Set in the house of a daimyo (a feudal ruler), the story concerned an old woman who was dying and a young woman who was taking care of her (both were married to the same man). After being ill for three years, the old woman (she is not named in the story) realized that the end had arrived, she was going to die at any moment. She called for the young woman (she is named Yukiko) and made a final request. The cherry tree in the garden was in full bloom and she wanted to see the flowers one last time. Yukiko, of course, agreed to fulfill the old woman's final wish. Pleased, the old woman asked Yukiko to turn around so that she could hold on to her back for support. Yukiko dutifully offered her back. The old woman then put her hands onto Yukiko's shoulders, rose up from the bed, and, step by slow step, was led to the tree in the garden.

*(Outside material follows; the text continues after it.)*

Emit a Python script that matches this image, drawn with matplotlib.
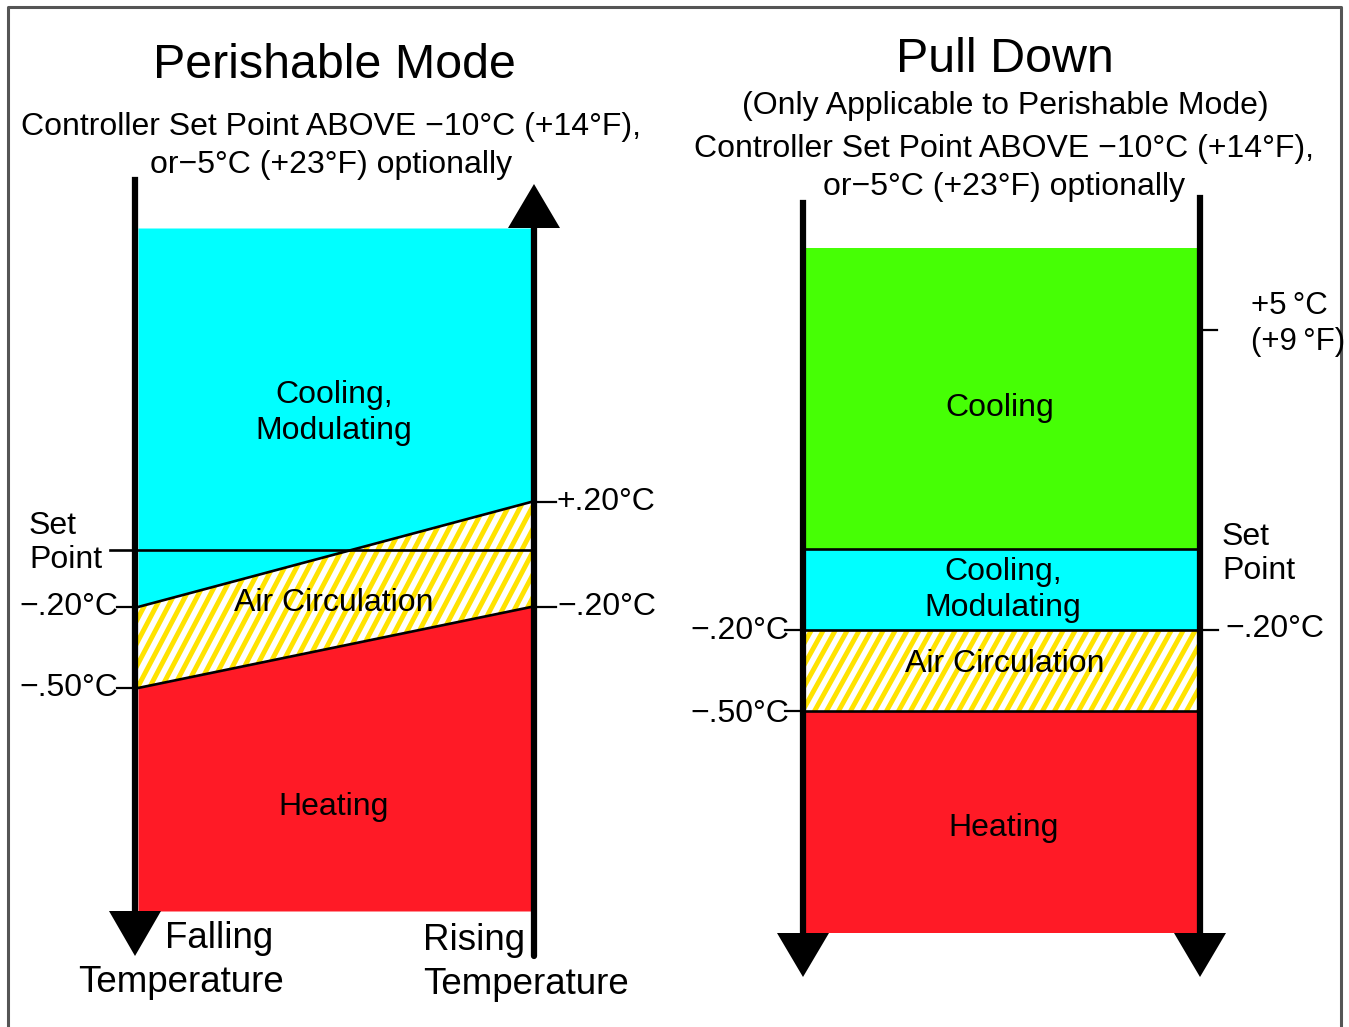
import matplotlib.pyplot as plt
from matplotlib.patches import Polygon

plt.rcParams['font.family'] = ['Liberation Sans', 'DejaVu Sans']

# colours of the modes
cyan = '#00FFFF'
green = '#46FF05'
red = '#FF1A26'
yellow = '#FFE300'

# text of the two panels
titles = ['Perishable Mode', 'Pull Down']
subtitle = 'Controller Set Point ABOVE \u221210\u00b0C (+14\u00b0F),\nor\u22125\u00b0C (+23\u00b0F) optionally'
pd_note = '(Only Applicable to Perishable Mode)'
left_modes = ['Cooling,\nModulating', 'Air Circulation', 'Heating']
right_modes = ['Cooling', 'Cooling,\nModulating', 'Air Circulation', 'Heating']
left_ticks_l = ['\u2212.20\u00b0C', '\u2212.50\u00b0C']
left_ticks_r = ['+.20\u00b0C', '\u2212.20\u00b0C']
right_ticks_l = ['\u2212.20\u00b0C', '\u2212.50\u00b0C']
right_ticks_r = ['\u2212.20\u00b0C']
pull_tick = '+5\u2009\u00b0C\n(+9\u2009\u00b0F)'

fig = plt.figure(figsize=(13.49, 10.27), dpi=100)
ax = fig.add_axes([0, 0, 1, 1])
ax.set_xlim(0, 1349)
ax.set_ylim(1027, 0)
ax.axis('off')

# frame
ax.plot([8, 8, 1341, 1341], [1027, 7, 7, 1027], color='#555555', lw=2.2)

fs = 23


def arrow(x, y0, y1, w=26):
    # triangle head with base at y0, tip at y1
    ax.add_patch(Polygon([(x - w, y0), (x + w, y0), (x, y1)], closed=True,
                         color='black', lw=0, zorder=5))


def striped(pts):
    # white band with yellow "/" stripes clipped to it
    band = Polygon(pts, closed=True, facecolor='white', lw=0, zorder=2)
    ax.add_patch(band)
    xs_ = [p[0] for p in pts]
    ys_ = [p[1] for p in pts]
    x0, x1 = min(xs_), max(xs_)
    y0, y1 = min(ys_), max(ys_)
    h = y1 - y0
    c = x0 - h - 12
    while c < x1 + 12:
        ln, = ax.plot([c, c + h + 20], [y1 + 10, y0 - h - 10], color=yellow,
                      lw=3.5, zorder=3, solid_capstyle='butt')
        ln.set_clip_path(band)
        c += 12


# ---------- Perishable Mode ----------
xl, xr = 138, 531
top, bot = 228, 911
up_l, up_r = 607, 502   # upper edge of air circulation band
lo_l, lo_r = 688, 607   # lower edge
xs = [xl, xr]
ax.fill_between(xs, [top, top], [up_l, up_r], color=cyan, lw=0)
striped([(xl, up_l), (xr, up_r), (xr, lo_r), (xl, lo_l)])
ax.fill_between(xs, [lo_l, lo_r], [bot, bot], color=red, lw=0)
ax.plot(xs, [up_l, up_r], color='black', lw=1.9, zorder=4)
ax.plot(xs, [lo_l, lo_r], color='black', lw=1.9, zorder=4)
ax.plot([110, xr], [550, 550], color='black', lw=1.9, zorder=4)

ax.plot([135, 135], [180, 915], color='black', lw=4.5, zorder=5)
arrow(135, 911, 956)
ax.plot([534, 534], [225, 956], color='black', lw=4.5, zorder=5,
        solid_capstyle='round')
arrow(534, 228, 184)

for y in [up_l, lo_l]:
    ax.plot([117, 135], [y, y], color='black', lw=1.6)
for y in [up_r, lo_r]:
    ax.plot([534, 556], [y, y], color='black', lw=1.6)
for lab, y in zip(left_ticks_l, [up_l, lo_l]):
    ax.text(118, y, lab, ha='right', va='center', fontsize=fs)
for lab, y in zip(left_ticks_r, [up_r, lo_r]):
    ax.text(557, y, lab, ha='left', va='center', fontsize=fs)

ax.text(29, 543, 'Set\nPoint', ha='left', va='center', fontsize=fs,
        linespacing=1.18)
ax.text(334, 65, titles[0], ha='center', va='center', fontsize=34.8)
ax.text(331, 146, subtitle, ha='center', va='center', fontsize=fs,
        linespacing=1.33)
ax.text(334, 413, left_modes[0], ha='center', va='center', fontsize=fs,
        linespacing=1.28)
ax.text(334, 603, left_modes[1], ha='center', va='center', fontsize=fs, zorder=6)
ax.text(334, 807, left_modes[2], ha='center', va='center', fontsize=fs)
ax.text(165, 939, 'Falling', ha='left', va='center', fontsize=26.5)
ax.text(181, 983, 'Temperature', ha='center', va='center', fontsize=26.5)
ax.text(525, 940, 'Rising', ha='right', va='center', fontsize=26.5)
ax.text(423, 984, 'Temperature', ha='left', va='center', fontsize=26.5)

# ---------- Pull Down ----------
xl2, xr2 = 806, 1197
edges = [248, 549, 630, 711, 933]
colors = [green, cyan, None, red]
xs2 = [xl2, xr2]
for i, c in enumerate(colors):
    y0, y1 = edges[i], edges[i + 1]
    if c is None:
        striped([(xl2, y0), (xr2, y0), (xr2, y1), (xl2, y1)])
    else:
        ax.fill_between(xs2, [y0, y0], [y1, y1], color=c, lw=0)
for y in edges[1:4]:
    ax.plot(xs2, [y, y], color='black', lw=1.9, zorder=4)

ax.plot([803, 803], [203, 935], color='black', lw=4.5, zorder=5)
ax.plot([1200, 1200], [198, 935], color='black', lw=4.5, zorder=5)
arrow(803, 933, 977)
arrow(1200, 933, 977)

for y in edges[2:4]:
    ax.plot([785, 803], [y, y], color='black', lw=1.6)
ax.plot([1200, 1218], [edges[2], edges[2]], color='black', lw=1.6)
ax.plot([1200, 1217], [330, 330], color='black', lw=1.6)
for lab, y in zip(right_ticks_l, [edges[2] + 1, edges[3] + 3]):
    ax.text(789, y, lab, ha='right', va='center', fontsize=fs)
ax.text(1225, edges[2] - 1, right_ticks_r[0], ha='left', va='center', fontsize=fs)
ax.text(1251, 324, pull_tick, ha='left', va='center', fontsize=22.5,
        linespacing=1.3)
ax.text(1222, 554, 'Set\nPoint', ha='left', va='center', fontsize=fs,
        linespacing=1.18)

ax.text(1005, 60, titles[1], ha='center', va='center', fontsize=34.8)
ax.text(1005, 106, pd_note, ha='center', va='center', fontsize=fs)
ax.text(1004, 168, subtitle, ha='center', va='center', fontsize=fs,
        linespacing=1.33)
ax.text(1000, 408, right_modes[0], ha='center', va='center', fontsize=fs)
ax.text(1003, 590, right_modes[1], ha='center', va='center', fontsize=fs,
        linespacing=1.28)
ax.text(1005, 664, right_modes[2], ha='center', va='center', fontsize=fs,
        zorder=6)
ax.text(1004, 828, right_modes[3], ha='center', va='center', fontsize=fs)

fig.savefig('out.png', dpi=100)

But once there, the old woman did not look at the blossoms; she instead shoved her hands into Yukiko's kimono, grabbed her breasts, and yelled, "I have my wish for the cherry-bloom in the garden! Such a delight!" After that, she died. But when she died, her hands did not release Yukiko's breasts. The husband returned home and saw in the garden the dead old woman clinging to his young wife. He tried to remove the fingers, but each attempt drew blood.
A doctor was called to the house. He examined the hands and the breasts, and he saw that the old flesh had fused with the young flesh. The only thing he could do was cut the hands off at the wrist. The operation was difficult (the old woman's skin was rough and tough) and very messy (pus and blood spilled all over the floor).
But that was not the end or the worst of it. Yukiko not only had to spend the rest of her life with the darkened and dried hands on her breasts, but now and then they would come alive and squeeze her breasts in that calculating way a shopper squeezes ripe fruit in a grocery store. This happened sometimes in the morning and other times at night—these dead things drawing devilish delight from the living.
To conclude, when we see a beautiful cloud passing by, sometimes it is best just to live in and then leave that moment forever.